On Saturday morning, Dr. Matthew Coomber of St. Ambrose University presented on the concept of debt as a weapon used against the impoverished in Ancient Near Eastern Societies. This entire consultation was extremely useful and germane, tying biblical themes and language in Isaiah 5, Micah 2, Amos 2, and Deuteronomy 15 to the present debt crisis. It might astonish some Occupy activists and other debt warriors (though likely not, based on one group’s name, Rolling Jubilee) how useful these prophetic and legal texts might be in their battle against weaponized debt in the modern era.
On Sunday morning, when decent folks were in church, I was at a consultation on Joshua and Judges and Political Theory. Dr. Dan Hawk read a paper on the way in which themes from Joshua undergird the Western expansion of the US. The impacts of this mis-use of Scripture are still keenly felt, ecologically, socially, and economically.
And in the afternoon, Ched Myers gave a brilliant presentation on the Cedars of Lebanon, their imperial application and mis-application in Isaiah and other prophetic and historical texts, and the devastating ecological effects of their sustained logging. This paired brilliantly with a paper by Dr. Ellen Davis on similar themes as it concerned the ocean, particularly the Roman hubris of ocean conquest - which had direct impacts on those same cedar forests, gone to build Roman and Phoenician triremes.

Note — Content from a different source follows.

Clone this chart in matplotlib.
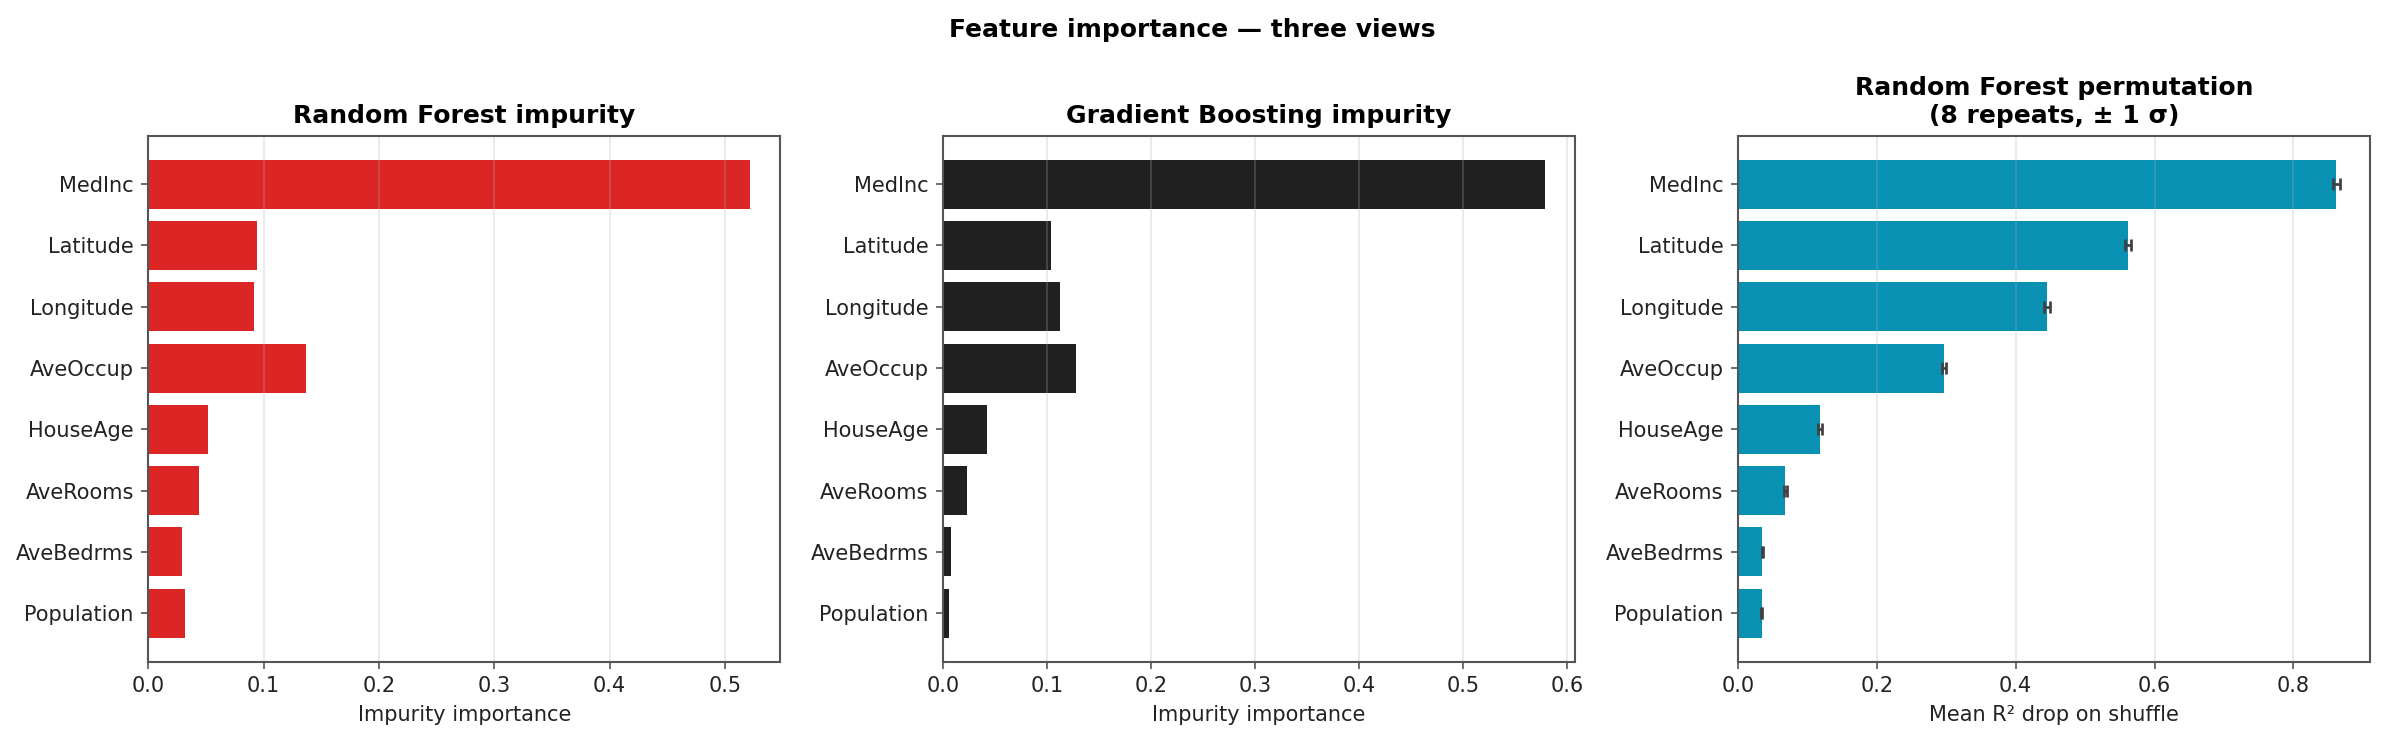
import matplotlib
matplotlib.use("Agg")
import matplotlib.pyplot as plt
import numpy as np

features = ["MedInc", "Latitude", "Longitude", "AveOccup",
            "HouseAge", "AveRooms", "AveBedrms", "Population"]
rf_impurity = [0.522, 0.094, 0.092, 0.137, 0.052, 0.044, 0.029, 0.032]
gb_impurity = [0.579, 0.104, 0.112, 0.128, 0.042, 0.023, 0.008, 0.006]
rf_perm_mean = [0.862, 0.562, 0.445, 0.297, 0.118, 0.068, 0.035, 0.034]
rf_perm_std = [0.005, 0.004, 0.004, 0.003, 0.003, 0.002, 0.001, 0.001]

titles = ["Random Forest impurity", "Gradient Boosting impurity",
          "Random Forest permutation\n(8 repeats, \u00b1 1 \u03c3)"]
xlabels = ["Impurity importance", "Impurity importance", "Mean R\u00b2 drop on shuffle"]
colors = ["#DC2626", "#202020", "#0891B2"]

plt.rcParams["font.family"] = ["DejaVu Sans"]

fig, axes = plt.subplots(1, 3, figsize=(15.9, 740 / 150), dpi=150)
fig.subplots_adjust(left=0.0622, right=0.9937, bottom=0.1058, top=0.8166, wspace=0.2576)

y = np.arange(len(features))
data = [rf_impurity, gb_impurity, rf_perm_mean]
for i, ax in enumerate(axes):
    if i == 2:
        ax.barh(y, data[i], color=colors[i], xerr=rf_perm_std,
                error_kw=dict(ecolor="#404040", elinewidth=1.3, capsize=3, capthick=1.3))
    else:
        ax.barh(y, data[i], color=colors[i])
    ax.set_yticks(y)
    ax.set_yticklabels(features)
    ax.invert_yaxis()
    ax.set_title(titles[i], fontsize=12, fontweight="bold")
    ax.set_xlabel(xlabels[i], fontsize=10, color="#222222")
    ax.grid(axis="x", alpha=0.3)
    ax.tick_params(labelsize=10, colors="#555555", labelcolor="#222222")
    for s in ax.spines.values():
        s.set_color("#555555")
        s.set_linewidth(1.0)

fig.suptitle("Feature importance \u2014 three views", fontsize=12, fontweight="bold", y=0.975)
fig.savefig("out.png", dpi=150)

So what then? After a sustained period of mental and emotional activity (with a few more sessions yet to come today), what’s the takeaway?
For me, as someone who would consider himself still an activist-in-training, these sorts of events mostly engender in me a particular kind of hunger. I desperately want, now, to get MOVING - to find the places in my region and home that are in most desperate need of justice advocates and fellow-workers, and get to work. Particularly in Ched and Matthew’s talks, I am inspired to find some particular things that I can d0 - even such small steps as planting trees and refusing to commit myself to the debt economy in my own community.
I’ll talk more in the next few weeks about some of the longer-term impact of some of these presentations - for now, I challenge you all to think, to read, to listen, and to question. Much that we assume as the “way of the world” is a human construct - one that we, as servants of the God of Scripture, are bound to criticize and resist.